Indeed, identity issues are generating unprecedented violence, especially in the Kabylie region where the revival of the Amazigh (Berber) legacy is in opposition to the Arab and Muslim identity. Meanwhile, Ali Belhaj, a former leader of the FIS, an Islamist militant group, has increasingly been making public appearances, seemingly with the permission of the authorities. A month ago, when Ali Belhaj visited a mosque in a popular district of the capital Algiers, hundreds of people welcomed him as a hero.
Add to this Algeria’s demographics problem: most of the population is young, with an average age of 27.7 years. Not only are youth more likely to go out into the streets, but importantly, this also means that a large part of the population has no memory of the ‘black decade’ that followed the previous civil war.

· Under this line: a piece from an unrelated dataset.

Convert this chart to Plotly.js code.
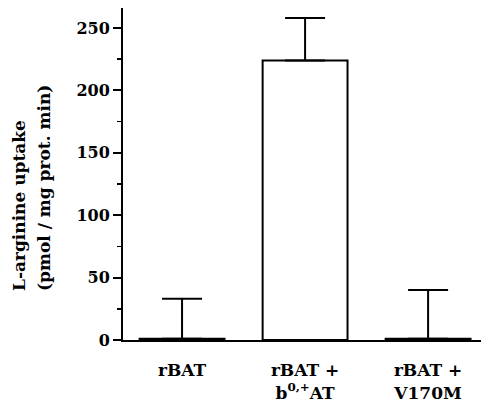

The final destabilising element in this situation is the president’s illness, which has led to a power struggle within the elite – a clash of the clans.
There are signs that a clash of clans could be taking place, involving the president’s inner circle, the oligarchs, the secret services (DRS), and the army’s chiefs of staff. To appreciate the implications, it’s essential to understand that the Algerian regime is somewhere between a military dictatorship and a police state with a democratic façade, in which alliances shift and change depending on what interests are at stake.
There are alliances between the military hierarchy and the DRS on the one hand; and the FLN, the world of finance, and powerful elite families on the other. These groupings fight over the embezzlement of billions of dollars in oil revenues, through the collection of hidden commissions on major import and export contracts. This has occasionally come to light, most recently in Italy, where a trial is ongoing over embezzlement involving executives of Sonatrach.
In short, the elites are very likely preoccupied with their own survival, detracting from their ability to address social and economic problems at this critical juncture.
A high-risk period
In a speech this September, Algerian Prime Minister Ahmed Ouyahia stated that from November onwards, the country has no option but to resort to non-conventional funding to be able to pay its civil servants. But he also confirmed that no social welfare will be cut, that pensions will increase, while taxation will remain untouched. What this means is that Algeria will keep the same pace of expenditure, with no increase in income but at the expense of increasing loans. Such policies may lead to a high inflation in the coming two years, and a decline in per capita GDP that would have negative repercussion on households.
Algeria’s stability has thus far rested on two pillars: economic growth from oil revenues, and the reluctance of older generations to relive the traumas of the civil conflict. With these pillars now weakening, Algeria is on the cusp of a high-risk period of instability.